On weighted bidegree of polynomial automorphisms of $\mathbb C^2$
Volume 70 / 2022
Abstract
Let $F=(F_1,F_2):\mathbb C^2\rightarrow \mathbb C^2$ be a polynomial automorphism. It is well known that $\deg F_1\,|\, \deg F_2$ or $\deg F_2\,|\, \deg F_1$. On the other hand, if $(d_1,d_2)\in \mathbb N_+^2=(\mathbb N\setminus \{ 0 \} )^2$ is such that $d_1\,|\, d_2$ or $d_2\,|\, d_1$, then one can construct a polynomial automorphism $F=(F_1,F_2)$ of $\mathbb C^2$ with $\deg F_1=d_1$ and $\deg F_2=d_2$.

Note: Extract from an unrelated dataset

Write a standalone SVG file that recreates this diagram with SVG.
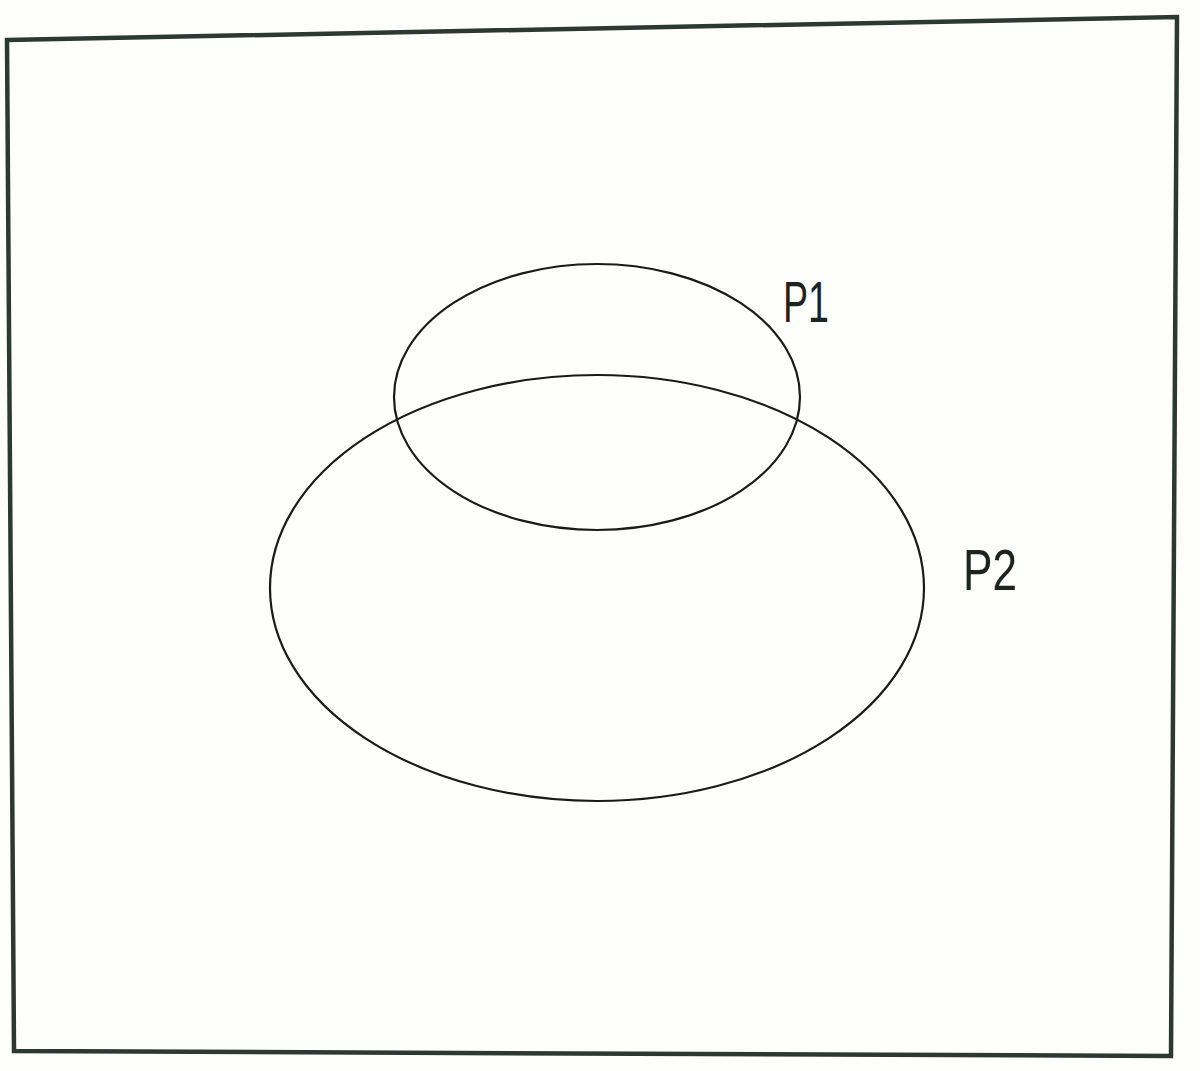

Let us fix $w=(w_1,w_2)\in \mathbb N_+^2$ and consider the weighted degree on $\mathbb C[x,y]$ with $\deg_w x=w_1$ and $\deg_w y=w_2$. In this note we address the structure of the set $\{ (\deg_w F_1,\deg_w F_2) : (F_1,F_2)$ is an automorphism of $\mathbb C^2\}$. This is a very first, but necessary, step in studying weighted multidegrees of polynomial automorphisms.